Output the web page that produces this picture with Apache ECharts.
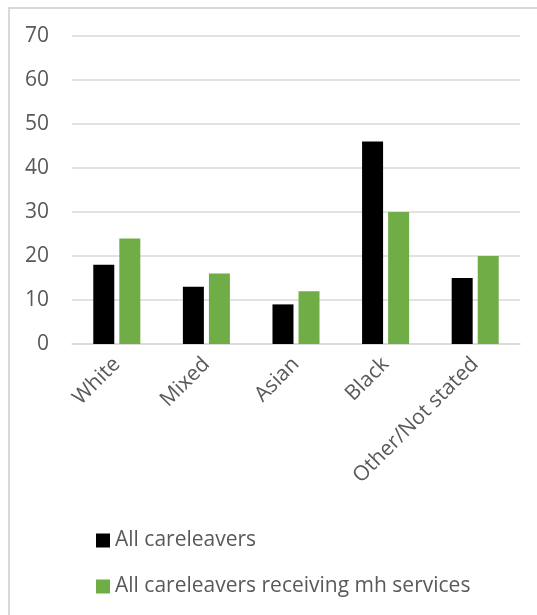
<!DOCTYPE html>
<html>
<head>
<meta charset="utf-8">
<script src="https://cdn.jsdelivr.net/npm/echarts@6/dist/echarts.min.js"></script>
<style>
html,body{margin:0;padding:0;background:#fff;}
#c{width:537px;height:615px;}
</style>
</head>
<body>
<div id="c"></div>
<script>
var categories = ['White', 'Mixed', 'Asian', 'Black', 'Other/Not stated'];
var seriesNames = ['All careleavers', 'All careleavers receiving mh services'];
var allCareleavers = [18, 13, 9, 46, 15];
var mhServices = [24, 16, 12, 30, 20];
var yTicks = [0, 10, 20, 30, 40, 50, 60, 70];

var FONT = '"Open Sans", sans-serif';
var TXT = '#595959';
var chart = echarts.init(document.getElementById('c'), null, {renderer: 'canvas'});
chart.setOption({
  animation: false,
  backgroundColor: '#ffffff',
  graphic: [{
    type: 'polyline',
    shape: {points: [[9, 700], [9, 8], [700, 8]]},
    style: {stroke: '#d9d9d9', lineWidth: 2, fill: null},
    silent: true
  }],
  grid: {left: 72, right: 17, top: 36, bottom: 271, containLabel: false},
  legend: {
    orient: 'vertical',
    left: 96,
    top: 530,
    padding: 0,
    itemWidth: 14,
    itemHeight: 14,
    itemGap: 25,
    icon: 'rect',
    textStyle: {fontFamily: FONT, fontSize: 21, lineHeight: 21, color: TXT},
    data: seriesNames
  },
  xAxis: {
    type: 'category',
    data: categories,
    axisLine: {show: true, lineStyle: {color: '#d9d9d9', width: 1.5}},
    axisTick: {show: false},
    axisLabel: {rotate: 45, margin: 17, fontFamily: FONT, fontSize: 21, color: TXT, interval: 0}
  },
  yAxis: {
    type: 'value',
    min: yTicks[0],
    max: yTicks[yTicks.length - 1],
    interval: 10,
    axisLine: {show: false},
    axisTick: {show: false},
    splitLine: {lineStyle: {color: '#d9d9d9', width: 1.5}},
    axisLabel: {margin: 23, fontFamily: FONT, fontSize: 21, color: TXT}
  },
  series: [{
    name: seriesNames[0],
    type: 'bar',
    data: allCareleavers,
    barWidth: 21,
    barGap: '24%',
    itemStyle: {color: '#000000'}
  }, {
    name: seriesNames[1],
    type: 'bar',
    data: mhServices,
    barWidth: 21,
    itemStyle: {color: '#70ad47'}
  }]
});
</script>
</body>
</html>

- - - - - - -

** Task instructions **
Write out an exact copy of the listing, first line through the line containing "var yTicks = [0, 10, 20, 30, 40, 50, 60, 70];", with the pictures left out.

** Task response **
Output the web page that produces this picture with Apache ECharts.
<!DOCTYPE html>
<html>
<head>
<meta charset="utf-8">
<script src="https://cdn.jsdelivr.net/npm/echarts@6/dist/echarts.min.js"></script>
<style>
html,body{margin:0;padding:0;background:#fff;}
#c{width:537px;height:615px;}
</style>
</head>
<body>
<div id="c"></div>
<script>
var categories = ['White', 'Mixed', 'Asian', 'Black', 'Other/Not stated'];
var seriesNames = ['All careleavers', 'All careleavers receiving mh services'];
var allCareleavers = [18, 13, 9, 46, 15];
var mhServices = [24, 16, 12, 30, 20];
var yTicks = [0, 10, 20, 30, 40, 50, 60, 70];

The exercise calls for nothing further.